-- START OF Supplied material --

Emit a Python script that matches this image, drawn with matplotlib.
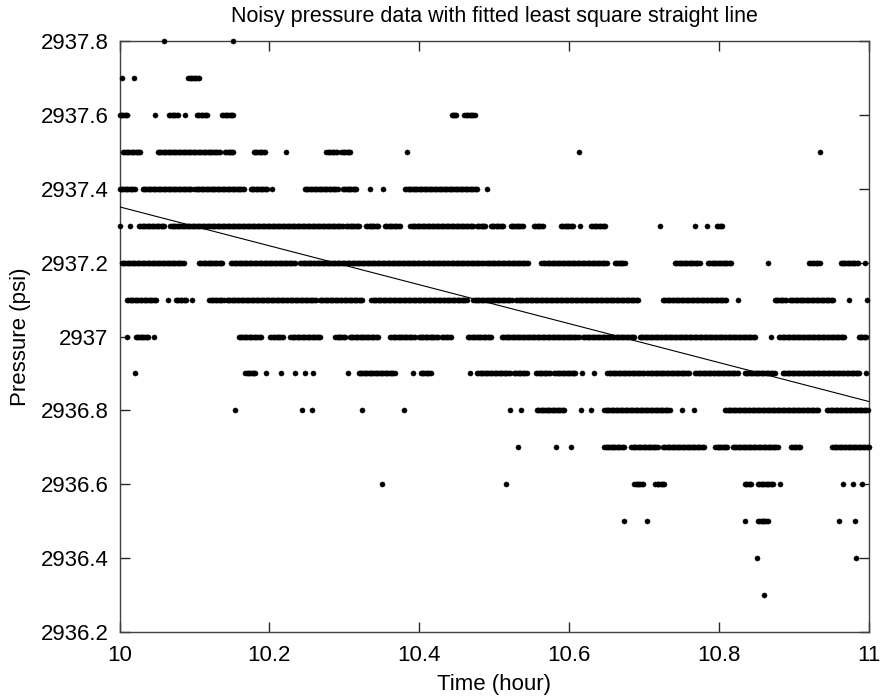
import numpy as np
import matplotlib
matplotlib.use("Agg")
import matplotlib.pyplot as plt

plt.rcParams['font.family'] = ['Liberation Sans', 'DejaVu Sans']

# Pressure levels (psi) and time runs (hour offsets from 10 h) where samples sit at that level.
# Each run is (start, end); single samples have start == end.
levels = [2937.8, 2937.7, 2937.6, 2937.5, 2937.4, 2937.3, 2937.2, 2937.1,
          2937.0, 2936.9, 2936.8, 2936.7, 2936.6, 2936.5, 2936.4, 2936.3]

runs_2937_8 = [(0.059, 0.059), (0.152, 0.152)]
runs_2937_7 = [(0.003, 0.003), (0.019, 0.019), (0.092, 0.106)]
runs_2937_6 = [(0.000, 0.010), (0.047, 0.047), (0.066, 0.078), (0.088, 0.088),
               (0.103, 0.117), (0.137, 0.152), (0.443, 0.449), (0.460, 0.474)]
runs_2937_5 = [(0.005, 0.028), (0.051, 0.134), (0.141, 0.152), (0.179, 0.194),
               (0.222, 0.222), (0.276, 0.290), (0.296, 0.308), (0.384, 0.384),
               (0.613, 0.613), (0.935, 0.935)]
runs_2937_4 = [(0.000, 0.020), (0.031, 0.096), (0.100, 0.166), (0.175, 0.197),
               (0.203, 0.203), (0.247, 0.291), (0.298, 0.316), (0.334, 0.334),
               (0.352, 0.352), (0.381, 0.477), (0.490, 0.490)]
runs_2937_3 = [(0.000, 0.000), (0.014, 0.014), (0.026, 0.060), (0.068, 0.298),
               (0.302, 0.320), (0.329, 0.345), (0.354, 0.374), (0.388, 0.472),
               (0.477, 0.488), (0.495, 0.512), (0.522, 0.538), (0.553, 0.565),
               (0.589, 0.605), (0.615, 0.615), (0.629, 0.648), (0.721, 0.721),
               (0.768, 0.768), (0.784, 0.784), (0.797, 0.804)]
runs_2937_2 = [(0.003, 0.086), (0.106, 0.137), (0.149, 0.234), (0.241, 0.261),
               (0.263, 0.485), (0.488, 0.545), (0.563, 0.650), (0.661, 0.674),
               (0.741, 0.774), (0.785, 0.816), (0.865, 0.865), (0.920, 0.934),
               (0.962, 0.985), (0.994, 0.994)]
runs_2937_1 = [(0.010, 0.049), (0.065, 0.065), (0.075, 0.089), (0.097, 0.097),
               (0.120, 0.139), (0.143, 0.262), (0.267, 0.324), (0.336, 0.463),
               (0.472, 0.523), (0.529, 0.692), (0.725, 0.809), (0.825, 0.825),
               (0.874, 0.889), (0.894, 0.952), (0.973, 0.973), (0.997, 0.997)]
runs_2937_0 = [(0.010, 0.010), (0.022, 0.038), (0.046, 0.046), (0.159, 0.189),
               (0.201, 0.218), (0.228, 0.268), (0.288, 0.301), (0.307, 0.345),
               (0.361, 0.394), (0.399, 0.425), (0.430, 0.442), (0.465, 0.496),
               (0.510, 0.613), (0.618, 0.687), (0.694, 0.848), (0.869, 0.869),
               (0.880, 0.967), (0.986, 0.996)]
runs_2936_9 = [(0.020, 0.020), (0.168, 0.181), (0.195, 0.195), (0.216, 0.216),
               (0.234, 0.234), (0.247, 0.247), (0.258, 0.258), (0.305, 0.305),
               (0.319, 0.367), (0.392, 0.392), (0.402, 0.415), (0.467, 0.467),
               (0.477, 0.521), (0.526, 0.543), (0.556, 0.574), (0.580, 0.608),
               (0.617, 0.617), (0.633, 0.633), (0.651, 0.700), (0.704, 0.760),
               (0.768, 0.825), (0.834, 0.872), (0.875, 0.875), (0.885, 0.987),
               (0.996, 0.996)]
runs_2936_8 = [(0.154, 0.154), (0.244, 0.244), (0.257, 0.257), (0.323, 0.323),
               (0.379, 0.379), (0.521, 0.521), (0.535, 0.535), (0.557, 0.593),
               (0.616, 0.616), (0.629, 0.629), (0.647, 0.734), (0.750, 0.750),
               (0.767, 0.767), (0.808, 0.932), (0.944, 0.998)]
runs_2936_7 = [(0.531, 0.531), (0.583, 0.583), (0.602, 0.602), (0.647, 0.673),
               (0.683, 0.718), (0.725, 0.780), (0.795, 0.811), (0.818, 0.878),
               (0.896, 0.908), (0.951, 1.000)]
runs_2936_6 = [(0.350, 0.350), (0.515, 0.515), (0.687, 0.698), (0.715, 0.727),
               (0.834, 0.843), (0.852, 0.872), (0.881, 0.881), (0.965, 0.965),
               (0.979, 0.979), (0.991, 0.991)]
runs_2936_5 = [(0.673, 0.673), (0.704, 0.704), (0.835, 0.835), (0.852, 0.865),
               (0.960, 0.960), (0.981, 0.981)]
runs_2936_4 = [(0.850, 0.850), (0.983, 0.983)]
runs_2936_3 = [(0.860, 0.860)]

all_runs = [runs_2937_8, runs_2937_7, runs_2937_6, runs_2937_5, runs_2937_4,
            runs_2937_3, runs_2937_2, runs_2937_1, runs_2937_0, runs_2936_9,
            runs_2936_8, runs_2936_7, runs_2936_6, runs_2936_5, runs_2936_4,
            runs_2936_3]

t0 = 10.0
sample_step = 1.0 / 600  # hours between samples within a run

# Fitted least-squares line end points
fit_t = [10.0, 11.0]
fit_p = [2937.351, 2936.824]

xticks = [10, 10.2, 10.4, 10.6, 10.8, 11]
xticklabels = ["10", "10.2", "10.4", "10.6", "10.8", "11"]
yticks = [2936.2, 2936.4, 2936.6, 2936.8, 2937.0, 2937.2, 2937.4, 2937.6, 2937.8]
yticklabels = ["2936.2", "2936.4", "2936.6", "2936.8", "2937", "2937.2",
               "2937.4", "2937.6", "2937.8"]

ts, ps = [], []
for lvl, runs in zip(levels, all_runs):
    for a, b in runs:
        n = max(1, int(round((b - a) / sample_step)) + 1)
        xs = np.linspace(a, b, n) if n > 1 else np.array([a])
        ts.extend(t0 + xs)
        ps.extend([lvl] * len(xs))

FS = 16
fig = plt.figure(figsize=(8.82, 7.0), dpi=100)
ax = fig.add_axes([0.1355, 0.0971, 0.9853 - 0.1355, 0.9414 - 0.0971])
ax.plot(ts, ps, linestyle='none', marker='o', markersize=3.7,
        markerfacecolor='black', markeredgecolor='black', markeredgewidth=0.3,
        clip_on=False, zorder=3)
ax.plot(fit_t, fit_p, color='black', linewidth=0.8, zorder=4)

ax.set_xlim(10, 11)
ax.set_ylim(2936.2, 2937.8)
ax.set_xticks(xticks)
ax.set_xticklabels(xticklabels)
ax.set_yticks(yticks)
ax.set_yticklabels(yticklabels)
ax.tick_params(direction='in', length=7, width=1, top=True, right=True,
               labelsize=FS, colors='#262626', labelcolor='black')
ax.tick_params(axis='y', pad=8)
ax.tick_params(axis='x', pad=9)
for s in ax.spines.values():
    s.set_color('#404040')
    s.set_linewidth(1.0)
ax.set_xlabel("Time (hour)", fontsize=FS, labelpad=6)
ax.set_ylabel("Pressure (psi)", fontsize=FS, labelpad=7)
ax.set_title("Noisy pressure data with fitted least square straight line",
             fontsize=15.5, pad=14)

fig.savefig("out.png", dpi=100, facecolor='white')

-- END OF Supplied material --

Set exercise |
Omit every picture, then repeat the remaining data exactly as it appears above.

Output |
Emit a Python script that matches this image, drawn with matplotlib.
import numpy as np
import matplotlib
matplotlib.use("Agg")
import matplotlib.pyplot as plt

plt.rcParams['font.family'] = ['Liberation Sans', 'DejaVu Sans']

# Pressure levels (psi) and time runs (hour offsets from 10 h) where samples sit at that level.
# Each run is (start, end); single samples have start == end.
levels = [2937.8, 2937.7, 2937.6, 2937.5, 2937.4, 2937.3, 2937.2, 2937.1,
          2937.0, 2936.9, 2936.8, 2936.7, 2936.6, 2936.5, 2936.4, 2936.3]

runs_2937_8 = [(0.059, 0.059), (0.152, 0.152)]
runs_2937_7 = [(0.003, 0.003), (0.019, 0.019), (0.092, 0.106)]
runs_2937_6 = [(0.000, 0.010), (0.047, 0.047), (0.066, 0.078), (0.088, 0.088),
               (0.103, 0.117), (0.137, 0.152), (0.443, 0.449), (0.460, 0.474)]
runs_2937_5 = [(0.005, 0.028), (0.051, 0.134), (0.141, 0.152), (0.179, 0.194),
               (0.222, 0.222), (0.276, 0.290), (0.296, 0.308), (0.384, 0.384),
               (0.613, 0.613), (0.935, 0.935)]
runs_2937_4 = [(0.000, 0.020), (0.031, 0.096), (0.100, 0.166), (0.175, 0.197),
               (0.203, 0.203), (0.247, 0.291), (0.298, 0.316), (0.334, 0.334),
               (0.352, 0.352), (0.381, 0.477), (0.490, 0.490)]
runs_2937_3 = [(0.000, 0.000), (0.014, 0.014), (0.026, 0.060), (0.068, 0.298),
               (0.302, 0.320), (0.329, 0.345), (0.354, 0.374), (0.388, 0.472),
               (0.477, 0.488), (0.495, 0.512), (0.522, 0.538), (0.553, 0.565),
               (0.589, 0.605), (0.615, 0.615), (0.629, 0.648), (0.721, 0.721),
               (0.768, 0.768), (0.784, 0.784), (0.797, 0.804)]
runs_2937_2 = [(0.003, 0.086), (0.106, 0.137), (0.149, 0.234), (0.241, 0.261),
               (0.263, 0.485), (0.488, 0.545), (0.563, 0.650), (0.661, 0.674),
               (0.741, 0.774), (0.785, 0.816), (0.865, 0.865), (0.920, 0.934),
               (0.962, 0.985), (0.994, 0.994)]
runs_2937_1 = [(0.010, 0.049), (0.065, 0.065), (0.075, 0.089), (0.097, 0.097),
               (0.120, 0.139), (0.143, 0.262), (0.267, 0.324), (0.336, 0.463),
               (0.472, 0.523), (0.529, 0.692), (0.725, 0.809), (0.825, 0.825),
               (0.874, 0.889), (0.894, 0.952), (0.973, 0.973), (0.997, 0.997)]
runs_2937_0 = [(0.010, 0.010), (0.022, 0.038), (0.046, 0.046), (0.159, 0.189),
               (0.201, 0.218), (0.228, 0.268), (0.288, 0.301), (0.307, 0.345),
               (0.361, 0.394), (0.399, 0.425), (0.430, 0.442), (0.465, 0.496),
               (0.510, 0.613), (0.618, 0.687), (0.694, 0.848), (0.869, 0.869),
               (0.880, 0.967), (0.986, 0.996)]
runs_2936_9 = [(0.020, 0.020), (0.168, 0.181), (0.195, 0.195), (0.216, 0.216),
               (0.234, 0.234), (0.247, 0.247), (0.258, 0.258), (0.305, 0.305),
               (0.319, 0.367), (0.392, 0.392), (0.402, 0.415), (0.467, 0.467),
               (0.477, 0.521), (0.526, 0.543), (0.556, 0.574), (0.580, 0.608),
               (0.617, 0.617), (0.633, 0.633), (0.651, 0.700), (0.704, 0.760),
               (0.768, 0.825), (0.834, 0.872), (0.875, 0.875), (0.885, 0.987),
               (0.996, 0.996)]
runs_2936_8 = [(0.154, 0.154), (0.244, 0.244), (0.257, 0.257), (0.323, 0.323),
               (0.379, 0.379), (0.521, 0.521), (0.535, 0.535), (0.557, 0.593),
               (0.616, 0.616), (0.629, 0.629), (0.647, 0.734), (0.750, 0.750),
               (0.767, 0.767), (0.808, 0.932), (0.944, 0.998)]
runs_2936_7 = [(0.531, 0.531), (0.583, 0.583), (0.602, 0.602), (0.647, 0.673),
               (0.683, 0.718), (0.725, 0.780), (0.795, 0.811), (0.818, 0.878),
               (0.896, 0.908), (0.951, 1.000)]
runs_2936_6 = [(0.350, 0.350), (0.515, 0.515), (0.687, 0.698), (0.715, 0.727),
               (0.834, 0.843), (0.852, 0.872), (0.881, 0.881), (0.965, 0.965),
               (0.979, 0.979), (0.991, 0.991)]
runs_2936_5 = [(0.673, 0.673), (0.704, 0.704), (0.835, 0.835), (0.852, 0.865),
               (0.960, 0.960), (0.981, 0.981)]
runs_2936_4 = [(0.850, 0.850), (0.983, 0.983)]
runs_2936_3 = [(0.860, 0.860)]

all_runs = [runs_2937_8, runs_2937_7, runs_2937_6, runs_2937_5, runs_2937_4,
            runs_2937_3, runs_2937_2, runs_2937_1, runs_2937_0, runs_2936_9,
            runs_2936_8, runs_2936_7, runs_2936_6, runs_2936_5, runs_2936_4,
            runs_2936_3]

t0 = 10.0
sample_step = 1.0 / 600  # hours between samples within a run

# Fitted least-squares line end points
fit_t = [10.0, 11.0]
fit_p = [2937.351, 2936.824]

xticks = [10, 10.2, 10.4, 10.6, 10.8, 11]
xticklabels = ["10", "10.2", "10.4", "10.6", "10.8", "11"]
yticks = [2936.2, 2936.4, 2936.6, 2936.8, 2937.0, 2937.2, 2937.4, 2937.6, 2937.8]
yticklabels = ["2936.2", "2936.4", "2936.6", "2936.8", "2937", "2937.2",
               "2937.4", "2937.6", "2937.8"]

ts, ps = [], []
for lvl, runs in zip(levels, all_runs):
    for a, b in runs:
        n = max(1, int(round((b - a) / sample_step)) + 1)
        xs = np.linspace(a, b, n) if n > 1 else np.array([a])
        ts.extend(t0 + xs)
        ps.extend([lvl] * len(xs))

FS = 16
fig = plt.figure(figsize=(8.82, 7.0), dpi=100)
ax = fig.add_axes([0.1355, 0.0971, 0.9853 - 0.1355, 0.9414 - 0.0971])
ax.plot(ts, ps, linestyle='none', marker='o', markersize=3.7,
        markerfacecolor='black', markeredgecolor='black', markeredgewidth=0.3,
        clip_on=False, zorder=3)
ax.plot(fit_t, fit_p, color='black', linewidth=0.8, zorder=4)

ax.set_xlim(10, 11)
ax.set_ylim(2936.2, 2937.8)
ax.set_xticks(xticks)
ax.set_xticklabels(xticklabels)
ax.set_yticks(yticks)
ax.set_yticklabels(yticklabels)
ax.tick_params(direction='in', length=7, width=1, top=True, right=True,
               labelsize=FS, colors='#262626', labelcolor='black')
ax.tick_params(axis='y', pad=8)
ax.tick_params(axis='x', pad=9)
for s in ax.spines.values():
    s.set_color('#404040')
    s.set_linewidth(1.0)
ax.set_xlabel("Time (hour)", fontsize=FS, labelpad=6)
ax.set_ylabel("Pressure (psi)", fontsize=FS, labelpad=7)
ax.set_title("Noisy pressure data with fitted least square straight line",
             fontsize=15.5, pad=14)

fig.savefig("out.png", dpi=100, facecolor='white')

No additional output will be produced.